I specifically remember curriculum having to do with the founding of the state, the city, Clark & Lewis, the Oregon Trail (awesome game, BTW). In middle school we learned a bit about the job sectors in Oregon and how they came to exist (farming, logging, specialized industry, etc.).

A full year of it in seventh grade in Texas…um…'87-'88 school year, I think. Texas does have interesting history, at least, though I didn’t appreciate it at the time. The next year we got American history. After all, which is more important? g

My kids had a year of (pretty diluted) Ohio history somewhere around the end of Elementary or beginning of Middle School. The kids in normal classes might have had something more nearly resembling an actual class.

I never had a state history class in Michigan, but I am old and went to parochial elementary school that spanned the 50s and 60s, for equal duration. (Actually, in fourth grade, we had some sort of social studies class on Michigan. We had to identify populations, industry, the locations of agricultural and industrial products, and similar matters, but not history, per se.)

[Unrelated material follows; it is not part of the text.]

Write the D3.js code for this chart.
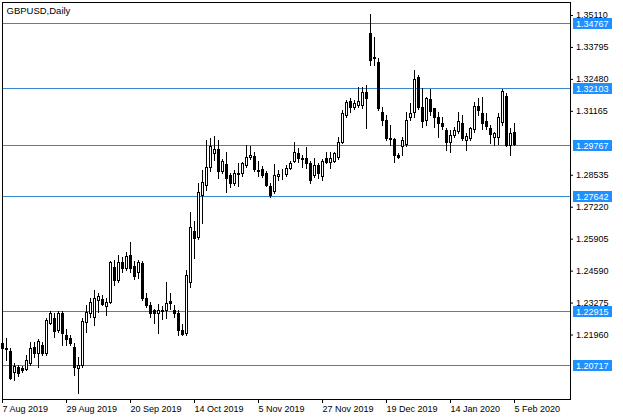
<!DOCTYPE html>
<html><head><meta charset="utf-8">
<script src="https://cdn.jsdelivr.net/npm/d3@7"></script>
<style>
html,body{margin:0;padding:0;background:#fff;}
svg{display:block;}
text{font-family:"Liberation Sans",Arial,sans-serif;}
</style>
</head><body>
<svg id="chart" width="623" height="420"></svg>
<script>
const chartTitle = "GBPUSD,Daily";

const openP = [
1.2160,1.2142,1.2128,1.2043,1.2061,1.2059,1.2054,1.2078,1.2146,1.2119,
1.2153,1.2119,1.2245,1.2265,1.2215,1.2283,1.2194,1.2181,1.2146,1.2060,
1.2070,1.2249,1.2283,1.2269,1.2338,1.2341,1.2313,1.2331,1.2475,1.2420,
1.2496,1.2469,1.2523,1.2478,1.2455,1.2492,1.2345,1.2317,1.2296,1.2286,
1.2296,1.2299,1.2334,1.2299,1.2286,1.2215,1.2201,1.2414,1.2623,1.2597,
1.2770,1.2811,1.2887,1.2942,1.2958,1.2870,1.2897,1.2853,1.2821,1.2857,
1.2860,1.2893,1.2925,1.2931,1.2875,1.2877,1.2860,1.2807,1.2787,1.2848,
1.2853,1.2855,1.2880,1.2911,1.2942,1.2924,1.2924,1.2901,1.2852,1.2893,
1.2850,1.2924,1.2907,1.2910,1.2928,1.2990,1.3099,1.3157,1.3134,1.3141,
1.3141,1.3195,1.3436,1.3339,1.3319,1.3113,1.3079,1.3006,1.2999,1.2935,
1.2972,1.2979,1.3090,1.3113,1.3254,1.3133,1.3079,1.3165,1.3127,1.3093,
1.3068,1.3038,1.2990,1.3017,1.3035,1.3065,1.2997,1.3004,1.3041,1.3136,
1.3106,1.3076,1.3045,1.3010,1.3010,1.3072,1.3179,1.2976,1.3028];
const highP = [
1.2170,1.2180,1.2139,1.2078,1.2072,1.2068,1.2112,1.2167,1.2167,1.2176,
1.2167,1.2265,1.2294,1.2286,1.2294,1.2294,1.2217,1.2194,1.2160,1.2105,
1.2263,1.2318,1.2345,1.2379,1.2366,1.2360,1.2345,1.2500,1.2503,1.2523,
1.2517,1.2537,1.2578,1.2499,1.2503,1.2500,1.2365,1.2330,1.2303,1.2322,
1.2314,1.2414,1.2365,1.2317,1.2296,1.2238,1.2462,1.2701,1.2665,1.2818,
1.2873,1.2996,1.3005,1.3013,1.2997,1.2920,1.2948,1.2861,1.2875,1.2903,
1.2907,1.2976,1.2970,1.2948,1.2910,1.2888,1.2870,1.2818,1.2897,1.2874,
1.2877,1.2893,1.2910,1.2990,1.2965,1.2935,1.2969,1.2910,1.2921,1.2900,
1.2920,1.2948,1.2948,1.2948,1.3010,1.3120,1.3161,1.3168,1.3161,1.3216,
1.3216,1.3223,1.3514,1.3422,1.3333,1.3133,1.3099,1.3060,1.3003,1.2942,
1.3010,1.3113,1.3148,1.3285,1.3263,1.3209,1.3175,1.3205,1.3130,1.3113,
1.3093,1.3045,1.3038,1.3052,1.3113,1.3100,1.3025,1.3052,1.3154,1.3168,
1.3175,1.3106,1.3060,1.3030,1.3106,1.3205,1.3190,1.3045,1.3068];
const lowP = [
1.2125,1.2091,1.2012,1.2009,1.2025,1.2040,1.2050,1.2070,1.2105,1.2061,
1.2110,1.2110,1.2240,1.2187,1.2205,1.2153,1.2153,1.2153,1.2030,1.1954,
1.2062,1.2208,1.2270,1.2235,1.2290,1.2317,1.2276,1.2325,1.2400,1.2412,
1.2455,1.2460,1.2455,1.2424,1.2430,1.2340,1.2309,1.2268,1.2245,1.2202,
1.2260,1.2262,1.2303,1.2268,1.2194,1.2194,1.2195,1.2393,1.2510,1.2590,
1.2654,1.2790,1.2870,1.2914,1.2839,1.2860,1.2784,1.2804,1.2812,1.2806,
1.2850,1.2887,1.2920,1.2870,1.2850,1.2845,1.2806,1.2764,1.2780,1.2831,
1.2837,1.2850,1.2876,1.2907,1.2907,1.2887,1.2880,1.2818,1.2845,1.2839,
1.2832,1.2900,1.2880,1.2905,1.2920,1.2985,1.3090,1.3113,1.3125,1.3134,
1.3130,1.3045,1.3305,1.3305,1.3120,1.3058,1.2996,1.2975,1.2905,1.2922,
1.2935,1.2970,1.3080,1.3092,1.3125,1.3051,1.3060,1.3100,1.3051,1.3010,
1.3040,1.2955,1.2948,1.3010,1.3025,1.2995,1.2955,1.2995,1.3030,1.3100,
1.3040,1.3040,1.2983,1.2976,1.2979,1.3060,1.2970,1.2935,1.2975];
const closeP = [
1.2139,1.2136,1.2018,1.2067,1.2039,1.2050,1.2091,1.2139,1.2121,1.2169,
1.2119,1.2256,1.2286,1.2212,1.2283,1.2204,1.2176,1.2160,1.2063,1.2070,
1.2250,1.2290,1.2331,1.2345,1.2354,1.2322,1.2331,1.2496,1.2420,1.2496,
1.2469,1.2519,1.2469,1.2437,1.2496,1.2345,1.2317,1.2283,1.2286,1.2299,
1.2292,1.2327,1.2327,1.2286,1.2215,1.2198,1.2441,1.2640,1.2595,1.2784,
1.2825,1.2887,1.2972,1.2958,1.2870,1.2910,1.2839,1.2821,1.2859,1.2862,
1.2900,1.2928,1.2935,1.2879,1.2870,1.2852,1.2811,1.2770,1.2853,1.2856,
1.2851,1.2881,1.2903,1.2948,1.2924,1.2918,1.2903,1.2832,1.2893,1.2859,
1.2910,1.2905,1.2924,1.2942,1.2990,1.3106,1.3154,1.3134,1.3148,1.3157,
1.3195,1.3171,1.3326,1.3333,1.3127,1.3079,1.3004,1.3000,1.2935,1.2928,
1.2997,1.3079,1.3106,1.3246,1.3133,1.3076,1.3168,1.3116,1.3093,1.3065,
1.3054,1.2990,1.3017,1.3038,1.3076,1.3004,1.3011,1.3045,1.3136,1.3120,
1.3068,1.3054,1.3020,1.3024,1.3093,1.3199,1.2976,1.3027,1.2979];

const xTickIndex = [0,16,32,48,64,80,96,112,128];
const xTickLabels = ["7 Aug 2019","29 Aug 2019","20 Sep 2019","14 Oct 2019","5 Nov 2019","27 Nov 2019","19 Dec 2019","14 Jan 2020","5 Feb 2020"];
const yTickValues = [1.35110,1.33795,1.32480,1.31165,1.28535,1.27220,1.25905,1.24590,1.23275,1.21960];
const levelValues = [1.34767,1.32103,1.29767,1.27642,1.22915,1.20717];

const L = 2, R = 570, T = 2, B = 399;
const svg = d3.select("#chart");
const x = d3.scaleLinear().domain([0, 142]).range([L, R]);
const y = d3.scaleLinear().domain([1.19307, 1.35644]).range([B, T]);
const py = v => Math.round(y(v));
const px = i => Math.round(x(i));

const bars = openP.map((o, i) => ({i, o, h: highP[i], l: lowP[i], c: closeP[i]}));

// level lines
svg.append("g").selectAll("line").data(levelValues).join("line")
  .attr("x1", L).attr("x2", R)
  .attr("y1", d => py(d) + 0.5).attr("y2", d => py(d) + 0.5)
  .attr("stroke", "#3587d2").attr("stroke-width", 1);

// candles
const cg = svg.append("g");
cg.selectAll("line.wick").data(bars).join("line").attr("class", "wick")
  .attr("x1", d => px(d.i) + 0.5).attr("x2", d => px(d.i) + 0.5)
  .attr("y1", d => py(d.h)).attr("y2", d => py(d.l) + 1)
  .attr("stroke", "#000").attr("stroke-width", 1);
cg.selectAll("rect.body").data(bars).join("rect").attr("class", "body")
  .attr("x", d => px(d.i) - 0.5).attr("width", 2)
  .attr("y", d => py(Math.max(d.o, d.c)) + 0.5)
  .attr("height", d => Math.max(0, py(Math.min(d.o, d.c)) - py(Math.max(d.o, d.c))))
  .attr("fill", d => d.c >= d.o ? "#fff" : "#000")
  .attr("stroke", "#000").attr("stroke-width", 1);

// frame
svg.append("rect").attr("x", L + 0.5).attr("y", T + 0.5)
  .attr("width", R - L).attr("height", B - T)
  .attr("fill", "none").attr("stroke", "#000").attr("stroke-width", 1);

// y axis
const yAxis = svg.append("g").attr("transform", `translate(${R},0)`)
  .call(d3.axisRight(y).tickValues(yTickValues).tickSize(3).tickPadding(3)
    .tickFormat(d3.format(".5f")));
yAxis.select(".domain").remove();
yAxis.selectAll("text").attr("font-size", 9).attr("font-family", "Liberation Sans, Arial, sans-serif").attr("fill", "#000");
yAxis.selectAll("line").attr("stroke", "#000");

// x axis
const xAxis = svg.append("g").attr("transform", `translate(0,${B})`)
  .call(d3.axisBottom(x).tickValues(xTickIndex).tickSize(4).tickPadding(3)
    .tickFormat((d, k) => xTickLabels[k]));
xAxis.select(".domain").remove();
xAxis.selectAll("text").attr("font-size", 9).attr("text-anchor", "start")
  .attr("font-family", "Liberation Sans, Arial, sans-serif").attr("fill", "#000");
xAxis.selectAll("line").attr("stroke", "#000");

// level labels
const lg = svg.append("g").selectAll("g").data(levelValues).join("g")
  .attr("transform", d => `translate(573,${py(d)})`);
lg.append("rect").attr("x", 0).attr("y", -5).attr("width", 39).attr("height", 11).attr("fill", "#1e90ff");
lg.append("text").attr("x", 3).attr("y", 0.5).attr("dy", "0.35em")
  .attr("font-size", 9).attr("fill", "#fff").text(d => d3.format(".5f")(d));

// title
svg.append("text").attr("x", 6.5).attr("y", 13.5).attr("font-size", 9.5).attr("fill", "#000").text(chartTitle);
</script>
</body></html>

High School, Jacksonville, Florida 1972-73 – one semester of Florida History. The book was from 1958. I remember the exciting photo of the Miami airport with a bunch of prop planes sitting on the runway.

I did a parochial elementary and public school for junior and senior high, no state history classes at all. We did do some noodling around in social studies I think, learning about what crops, industry, ecology the state has, that type of stuff but nothing historical that I remember.

My son’s going into the tenth grade, all public schooling, and he hasn’t had state history either.